I expect this from candidates irrelevant of their experience. It also doesn’t matter whether you were involved in architecting the system or not. You should be able to take a view on the decisions made, whether it’s positive or negative. Remember, the architecture of the system itself is not on trial; if you think it’s terrible then you can say as much. Very few people get to work on true greenfield projects and build their solutions up from the start, and in reality every system is going to have flaws; and that’s ok. The important thing is that you know the weaknesses in your system and you can explain how you would do things differently.
Take advantage of the opportunity
If you are lucky enough to get this question then seize the chance with both hands.

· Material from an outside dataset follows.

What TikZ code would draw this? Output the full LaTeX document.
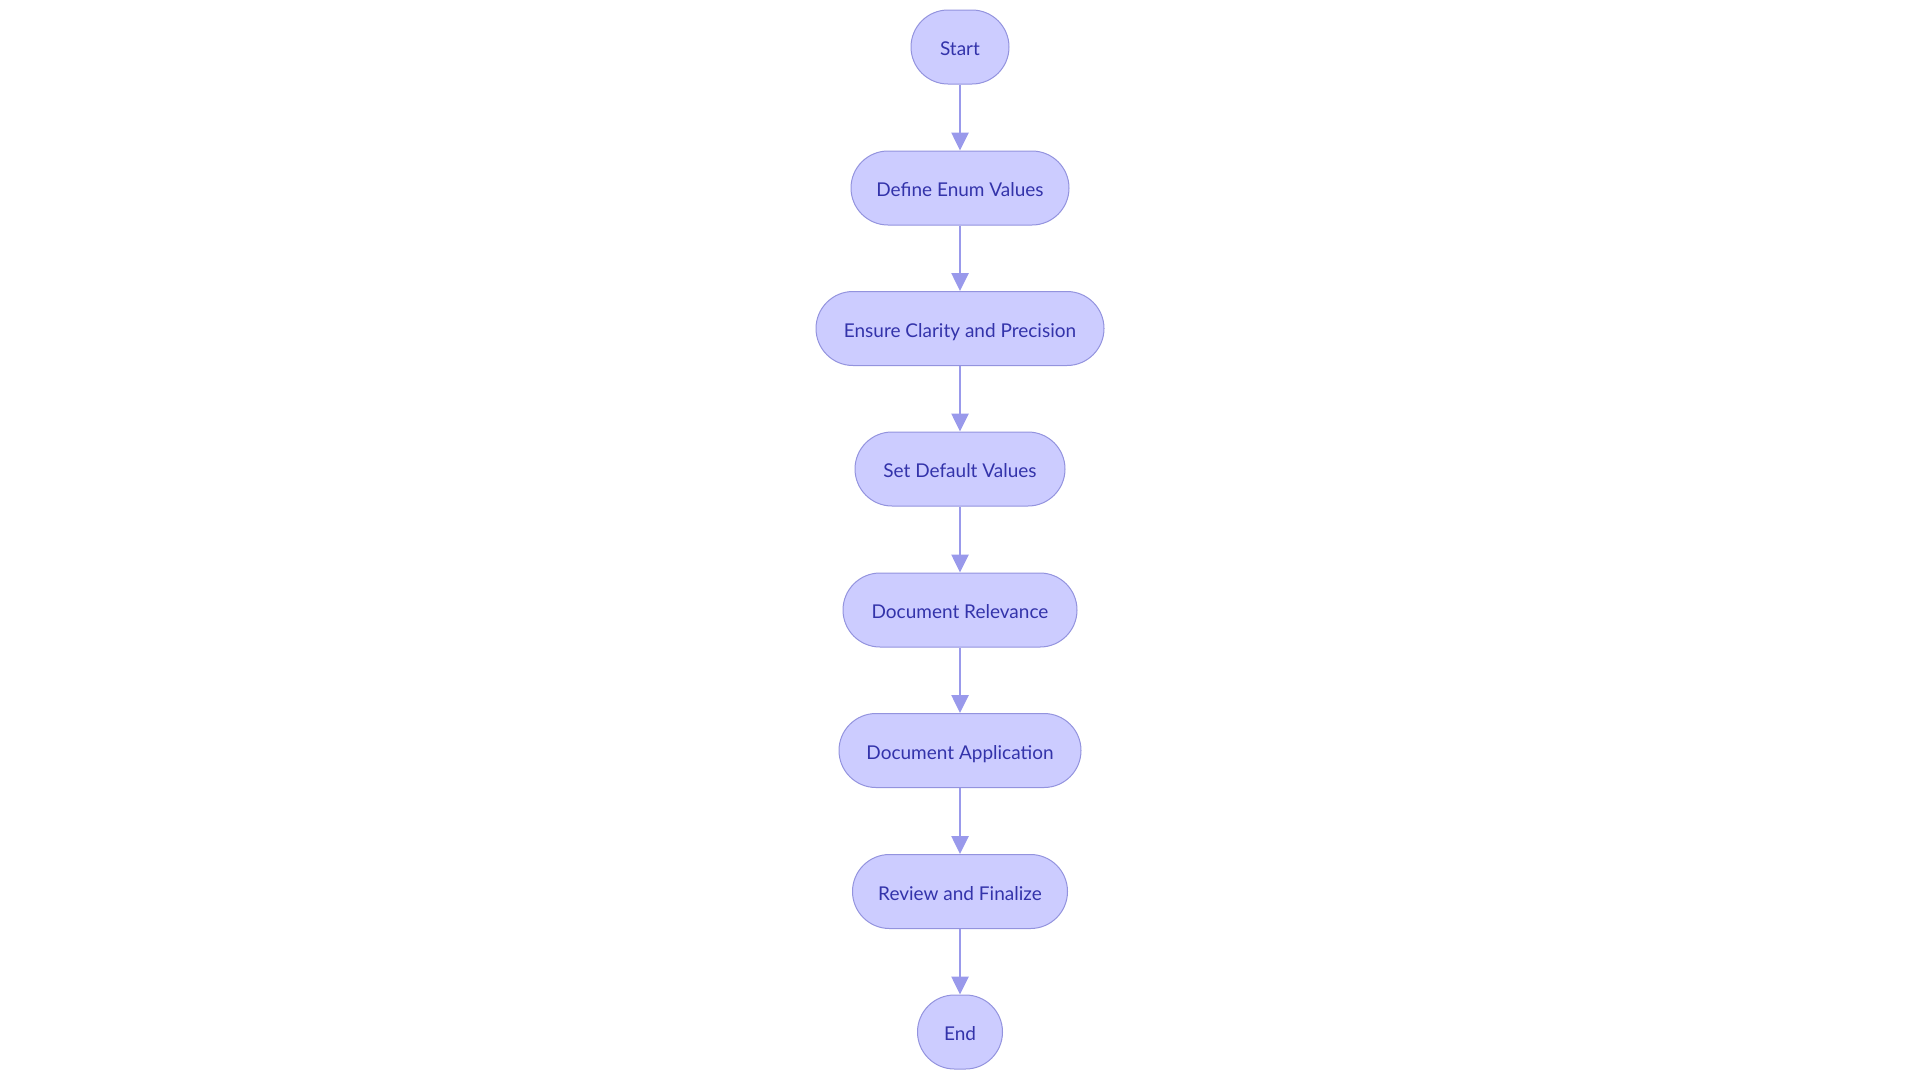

More than any other part of an interview this gives you the opportunity to step up and show yourself as an excellent candidate. If you can crush it then you’re well on your way to a job offer.
Sit down with a pen and a piece of paper and draw your system out. If you think the system you’re working on currently isn’t interesting then use something else you’ve worked on. As a rule of thumb the interviewer shouldn’t care specifically about the project you’re working on right now, they just want you to talk them through a system.

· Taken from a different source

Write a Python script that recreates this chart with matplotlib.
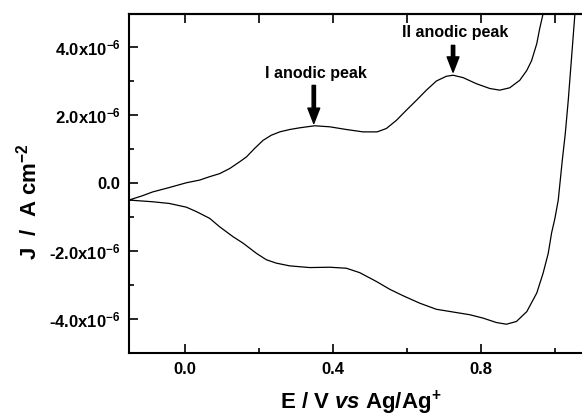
import matplotlib
matplotlib.use("Agg")
import matplotlib.pyplot as plt
from matplotlib.ticker import MultipleLocator, FuncFormatter
import numpy as np

# ── cyclic voltammogram, read as (E / V, J / 1e-6 A cm^-2) ───────────────────
# forward (anodic) sweep, left to right
E_anodic = [-0.150, -0.113, -0.086, -0.041, 0.005, 0.041, 0.068, 0.095, 0.122,
            0.149, 0.167, 0.189, 0.212, 0.234, 0.257, 0.284, 0.311, 0.351,
            0.392, 0.437, 0.482, 0.520, 0.545, 0.572, 0.599, 0.626, 0.653,
            0.680, 0.707, 0.725, 0.752, 0.788, 0.824, 0.851, 0.878, 0.905,
            0.924, 0.937, 0.951, 0.959, 0.968, 0.985]
J_anodic = [-0.50, -0.37, -0.26, -0.13, 0.01, 0.09, 0.19, 0.28, 0.43,
            0.63, 0.77, 1.02, 1.26, 1.41, 1.51, 1.58, 1.63, 1.69,
            1.66, 1.58, 1.51, 1.51, 1.61, 1.85, 2.15, 2.44, 2.74,
            3.01, 3.15, 3.18, 3.11, 2.93, 2.79, 2.74, 2.81, 3.03,
            3.32, 3.61, 4.11, 4.56, 4.99, 6.00]

# reverse (cathodic) sweep, right to left
E_cathodic = [1.060, 1.054, 1.045, 1.036, 1.028, 1.020, 1.009, 1.000, 0.991,
              0.982, 0.968, 0.951, 0.924, 0.896, 0.869, 0.842, 0.806, 0.770,
              0.725, 0.680, 0.635, 0.590, 0.554, 0.518, 0.473, 0.437, 0.392,
              0.338, 0.284, 0.248, 0.221, 0.194, 0.158, 0.131, 0.095, 0.068,
              0.032, 0.005, -0.041, -0.086, -0.150]
J_cathodic = [6.00, 4.99, 3.71, 2.44, 1.46, 0.68, -0.50, -1.04, -1.47,
              -2.07, -2.66, -3.24, -3.79, -4.08, -4.16, -4.11, -3.98, -3.88,
              -3.80, -3.72, -3.54, -3.32, -3.13, -2.90, -2.64, -2.51, -2.48,
              -2.49, -2.44, -2.36, -2.26, -2.07, -1.77, -1.58, -1.29, -1.04,
              -0.84, -0.71, -0.60, -0.55, -0.50]

# peak markers: label, peak potential, peak current
peak_labels = ["I anodic peak", "II anodic peak"]
peak_E = [0.349, 0.725]
peak_J = [1.76, 3.27]

SCALE = 1e-6

plt.rcParams.update({
    "font.family": "Liberation Sans",
    "font.weight": "bold",
    "axes.labelweight": "bold",
    "mathtext.fontset": "custom",
    "mathtext.rm": "Liberation Sans:bold",
    "mathtext.bf": "Liberation Sans:bold",
    "mathtext.it": "Liberation Sans:bold:italic",
})

fig = plt.figure(figsize=(5.82, 4.18), dpi=100)
fig.patch.set_facecolor("white")
# axes run past the right edge of the canvas, so the right frame is cut off
ax = fig.add_axes([0.2216, 0.1562, 0.7955, 0.8115])

E = E_anodic + E_cathodic
J = np.array(J_anodic + J_cathodic) * SCALE
ax.plot(E, J, color="black", linewidth=0.9)

ax.set_xlim(-0.15, 1.1)
ax.set_ylim(-5e-6, 5e-6)

# ── ticks ────────────────────────────────────────────────────────────────────
ax.xaxis.set_major_locator(MultipleLocator(0.4))
ax.xaxis.set_minor_locator(MultipleLocator(0.2))
ax.yaxis.set_major_locator(MultipleLocator(2e-6))
ax.yaxis.set_minor_locator(MultipleLocator(1e-6))


def fmt_y(v, pos):
    m = v / SCALE
    if abs(m) < 1e-9:
        return "0.0"
    return f"{m:.1f}x10$^{{-6}}$"


ax.xaxis.set_major_formatter(FuncFormatter(lambda v, p: f"{v:.1f}"))
ax.yaxis.set_major_formatter(FuncFormatter(fmt_y))

ax.tick_params(which="both", direction="in", width=1.2, labelsize=12,
               right=False, top=False)
ax.tick_params(which="major", length=6.5)
ax.tick_params(which="minor", length=3.5)
ax.tick_params(axis="x", pad=7)
ax.tick_params(axis="y", pad=6)

top = ax.secondary_xaxis("top")
top.set_xticks(np.arange(0.0, 1.01, 0.2))
top.tick_params(direction="in", length=6.5, width=1.2, labeltop=False)

for side in ["left", "bottom", "top"]:
    ax.spines[side].set_linewidth(1.5)
top.spines["top"].set_linewidth(1.5)
ax.spines["right"].set_visible(False)

ax.set_xlabel(r"E / V $\mathit{vs}$ Ag/Ag$^{+}$", fontsize=16,
              fontweight="bold", labelpad=8)
ax.set_ylabel(r"J  /  A cm$^{-2}$", fontsize=16, fontweight="bold")
ax.yaxis.set_label_coords(-0.19, 0.447)

# ── peak annotations ─────────────────────────────────────────────────────────
text_J = [3.24, 4.44]
arrow_top_J = [2.88, 4.06]
for label, xe, yj, ty, ay in zip(peak_labels, peak_E, peak_J, text_J, arrow_top_J):
    ax.annotate("", xy=(xe, yj * SCALE), xytext=(xe, ay * SCALE),
                arrowprops=dict(facecolor="black", edgecolor="black",
                                width=2.4, headwidth=8.5, headlength=11, shrink=0))
    ax.text(xe + 0.005, ty * SCALE, label, fontsize=11.5, fontweight="bold",
            ha="center", va="center")

plt.savefig("out.png", dpi=100, facecolor="white")
plt.close()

Draw the relevant components. What languages are they written in and what technologies are frameworks used? Do you agree with those choices or do you wish there was something different? Draw and label the communications between them. Does it use files? Bus? Sockets? Pigeons? Write it down.
Now explain exactly why each thing does what it does. Why was it chosen? It doesn’t matter whether you were involved in the decision, or if you agree with it. Explain the reasoning (or what you think the reasoning was), and outline if this is a good or a bad thing. If you have a way you would prefer to do it, then say that as well. Most choices in reality boil down to some sort of non functional requirement. “This is very latency sensitive so we chose this middleware to fit that requirement”. “The traders don’t really care so we made this a batch process as it’s easier to support”. Your job with this questions is to show that you understand the requirements of each component and how that relates to the technology choices. Don’t forget that requirements are never purely functional.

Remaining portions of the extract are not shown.